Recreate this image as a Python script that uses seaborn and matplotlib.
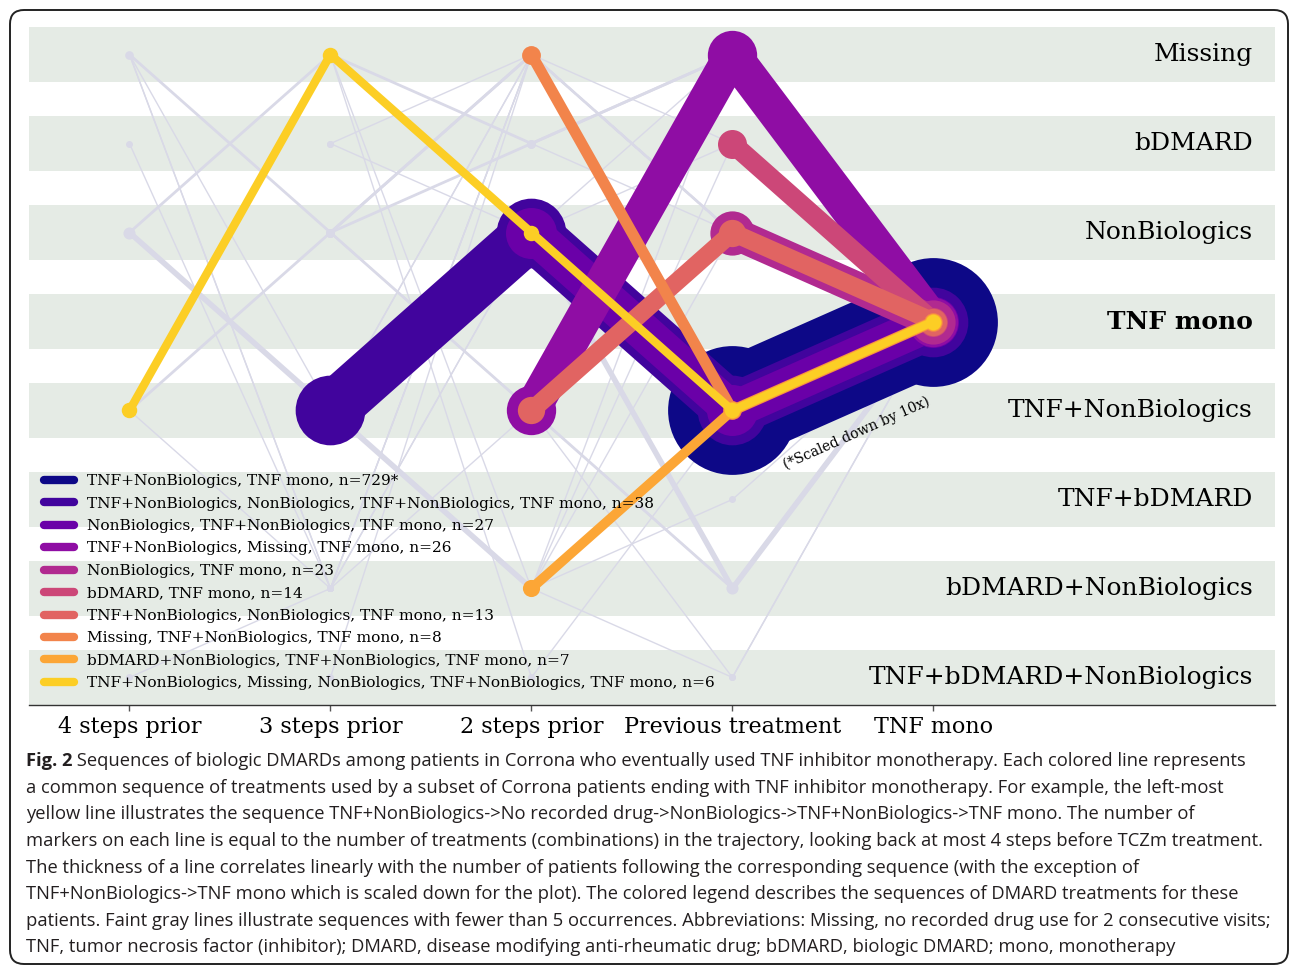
import numpy as np
import pandas as pd
import matplotlib
matplotlib.use('Agg')
import matplotlib.pyplot as plt
from matplotlib.lines import Line2D
from matplotlib.patches import FancyBboxPatch
from matplotlib.transforms import IdentityTransform
import seaborn as sns

# axis categories
steps = ['4 steps prior', '3 steps prior', '2 steps prior', 'Previous treatment', 'TNF mono']
categories = ['Missing', 'bDMARD', 'NonBiologics', 'TNF mono', 'TNF+NonBiologics',
              'TNF+bDMARD', 'bDMARD+NonBiologics', 'TNF+bDMARD+NonBiologics']

# common sequences (oldest treatment first, all end with TNF mono)
seq_paths = [
    ['TNF+NonBiologics', 'TNF mono'],
    ['TNF+NonBiologics', 'NonBiologics', 'TNF+NonBiologics', 'TNF mono'],
    ['NonBiologics', 'TNF+NonBiologics', 'TNF mono'],
    ['TNF+NonBiologics', 'Missing', 'TNF mono'],
    ['NonBiologics', 'TNF mono'],
    ['bDMARD', 'TNF mono'],
    ['TNF+NonBiologics', 'NonBiologics', 'TNF mono'],
    ['Missing', 'TNF+NonBiologics', 'TNF mono'],
    ['bDMARD+NonBiologics', 'TNF+NonBiologics', 'TNF mono'],
    ['TNF+NonBiologics', 'Missing', 'NonBiologics', 'TNF+NonBiologics', 'TNF mono'],
]
seq_counts = [729, 38, 27, 26, 23, 14, 13, 8, 7, 6]
seq_scale = [10, 1, 1, 1, 1, 1, 1, 1, 1, 1]

# rare sequences (< 5 occurrences), faint gray
rare_paths = [
    ['NonBiologics', 'TNF+NonBiologics', 'bDMARD+NonBiologics', 'TNF+NonBiologics', 'TNF mono'],
    ['NonBiologics', 'bDMARD+NonBiologics', 'TNF mono'],
    ['NonBiologics', 'Missing', 'TNF+NonBiologics', 'TNF mono'],
    ['Missing', 'NonBiologics', 'Missing', 'NonBiologics', 'TNF mono'],
    ['NonBiologics', 'Missing', 'bDMARD', 'Missing', 'TNF mono'],
    ['TNF+NonBiologics', 'Missing', 'NonBiologics', 'TNF mono'],
    ['bDMARD+NonBiologics', 'Missing', 'NonBiologics', 'TNF mono'],
    ['TNF+bDMARD+NonBiologics', 'Missing', 'bDMARD', 'TNF mono'],
    ['bDMARD', 'Missing', 'TNF+NonBiologics', 'TNF mono'],
    ['bDMARD', 'NonBiologics', 'TNF+NonBiologics', 'TNF mono'],
    ['NonBiologics', 'bDMARD', 'Missing', 'TNF mono'],
    ['TNF+NonBiologics', 'NonBiologics', 'TNF+NonBiologics', 'bDMARD+NonBiologics', 'TNF mono'],
    ['TNF+NonBiologics', 'bDMARD+NonBiologics', 'NonBiologics', 'bDMARD', 'TNF mono'],
    ['TNF+bDMARD+NonBiologics', 'bDMARD+NonBiologics', 'Missing', 'NonBiologics', 'TNF mono'],
    ['Missing', 'TNF+NonBiologics', 'Missing', 'TNF+NonBiologics', 'TNF mono'],
    ['Missing', 'TNF+bDMARD+NonBiologics', 'TNF+NonBiologics', 'TNF mono'],
    ['bDMARD+NonBiologics', 'TNF+bDMARD', 'TNF mono'],
    ['bDMARD+NonBiologics', 'TNF+bDMARD+NonBiologics', 'TNF mono'],
    ['bDMARD+NonBiologics', 'bDMARD', 'TNF mono'],
    ['TNF+NonBiologics', 'bDMARD+NonBiologics', 'NonBiologics', 'TNF mono'],
    ['bDMARD', 'bDMARD+NonBiologics', 'Missing', 'TNF+NonBiologics', 'TNF mono'],
    ['Missing', 'bDMARD+NonBiologics', 'TNF+NonBiologics', 'bDMARD+NonBiologics', 'TNF mono'],
    ['Missing', 'bDMARD+NonBiologics', 'NonBiologics', 'Missing', 'TNF mono'],
    ['bDMARD', 'NonBiologics', 'TNF mono'],
    ['NonBiologics', 'TNF+NonBiologics', 'TNF+bDMARD+NonBiologics', 'TNF mono'],
    ['Missing', 'bDMARD+NonBiologics', 'Missing', 'TNF mono'],
]
rare_counts = [4, 4, 2, 2, 2, 1, 1, 1, 1, 1, 2, 2, 1, 1, 1, 1, 1, 1, 1, 1, 1, 1, 1, 1, 1, 1]

caption_lines = [
    " Sequences of biologic DMARDs among patients in Corrona who eventually used TNF inhibitor monotherapy. Each colored line represents",
    "a common sequence of treatments used by a subset of Corrona patients ending with TNF inhibitor monotherapy. For example, the left-most",
    "yellow line illustrates the sequence TNF+NonBiologics->No recorded drug->NonBiologics->TNF+NonBiologics->TNF mono. The number of",
    "markers on each line is equal to the number of treatments (combinations) in the trajectory, looking back at most 4 steps before TCZm treatment.",
    "The thickness of a line correlates linearly with the number of patients following the corresponding sequence (with the exception of",
    "TNF+NonBiologics->TNF mono which is scaled down for the plot). The colored legend describes the sequences of DMARD treatments for these",
    "patients. Faint gray lines illustrate sequences with fewer than 5 occurrences. Abbreviations: Missing, no recorded drug use for 2 consecutive visits;",
    "TNF, tumor necrosis factor (inhibitor); DMARD, disease modifying anti-rheumatic drug; bDMARD, biologic DMARD; mono, monotherapy",
]

sns.set_style('white')
plt.rcParams['font.family'] = ['DejaVu Serif']
plt.rcParams['text.color'] = 'black'
plt.rcParams['xtick.color'] = '#555555'
plt.rcParams['xtick.labelcolor'] = 'black'

cat_idx = {c: i for i, c in enumerate(categories)}
colors = plt.cm.plasma(np.linspace(0, 0.9, len(seq_paths)))
gray = '#d9d9e7'
band = '#e5ebe5'

fig = plt.figure(figsize=(12.9, 9.66), dpi=100)
ax = fig.add_axes([29 / 1290, 1 - 705 / 966, 1246 / 1290, 678 / 966])

for i in range(len(categories)):
    ax.axhspan(i - 0.31, i + 0.31, color=band, lw=0, zorder=0)


def draw_path(path, width, color, z):
    k = len(path)
    df = pd.DataFrame({'step': list(range(len(steps) - k, len(steps))),
                       'cat': [cat_idx[c] for c in path]})
    sns.lineplot(data=df, x='step', y='cat', sort=False, estimator=None, ax=ax,
                 color=color, linewidth=width, marker='o',
                 markersize=1.22 * width + 3.8, markeredgewidth=0,
                 solid_capstyle='round', legend=False, zorder=z)


for path, n in zip(rare_paths, rare_counts):
    draw_path(path, n, gray, 1)

for j, (path, n, s) in enumerate(zip(seq_paths, seq_counts, seq_scale)):
    draw_path(path, n / s, colors[j], 2 + j * 0.01)

# category labels on the right
for i, c in enumerate(categories):
    ax.text(5.59, i, c, ha='right', va='center', fontsize=18.0, color='black',
            fontweight='bold' if c == 'TNF mono' else 'normal', zorder=6)

ax.text(3.62, 4.25, '(*Scaled down by 10x)', rotation=24, rotation_mode='anchor',
        ha='center', va='center', fontsize=10, color='black', zorder=6)

handles = [Line2D([0], [0], color=colors[j], lw=6, solid_capstyle='round')
           for j in range(len(seq_paths))]
labels = []
for path, n, s in zip(seq_paths, seq_counts, seq_scale):
    labels.append(', '.join(path) + f', n={n}' + ('*' if s != 1 else ''))
leg = ax.legend(handles, labels, loc='lower left', frameon=False, fontsize=11.1,
                handlelength=2.0, labelspacing=0.55, borderaxespad=0.55)
for t in leg.get_texts():
    t.set_color('black')

ax.set_xlim(-0.5, 5.7)
ax.set_ylim(len(categories) - 1 + 0.31, -0.31)
ax.set_xticks(range(len(steps)))
ax.set_xticklabels(steps, fontsize=16)
ax.set_yticks([])
ax.set_xlabel('')
ax.set_ylabel('')
ax.tick_params(axis='x', length=4, width=1, color='#555555', labelcolor='black', pad=4, bottom=True)
for side in ['top', 'left', 'right']:
    ax.spines[side].set_visible(False)
ax.spines['bottom'].set_color('#333333')
ax.spines['bottom'].set_linewidth(1.0)

# caption
cap_y = [761, 788, 814, 841, 868, 894, 921, 947]
cap_font = dict(family='Open Sans', fontsize=13.2, color='#231f20', va='center')
t0 = fig.text(26 / 1290, 1 - cap_y[0] / 966, 'Fig. 2', fontweight='bold', **cap_font)
ax.annotate(caption_lines[0], xy=(1, 0.5), xycoords=t0, ha='left',
            annotation_clip=False, **cap_font)
for line, y in zip(caption_lines[1:], cap_y[1:]):
    fig.text(26 / 1290, 1 - y / 966, line, **cap_font)

frame = FancyBboxPatch((10, 2), 1278, 954, boxstyle='round,pad=0,rounding_size=14',
                       transform=IdentityTransform(), fill=False, ec='#222222', lw=1.4)
fig.patches.append(frame)

fig.savefig('out.png', dpi=100)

Requirements -
Return nothing but the lines running from the start of the data to the line with "import seaborn as sns", please, both ends included and no pictures.

Task output -
Recreate this image as a Python script that uses seaborn and matplotlib.
import numpy as np
import pandas as pd
import matplotlib
matplotlib.use('Agg')
import matplotlib.pyplot as plt
from matplotlib.lines import Line2D
from matplotlib.patches import FancyBboxPatch
from matplotlib.transforms import IdentityTransform
import seaborn as sns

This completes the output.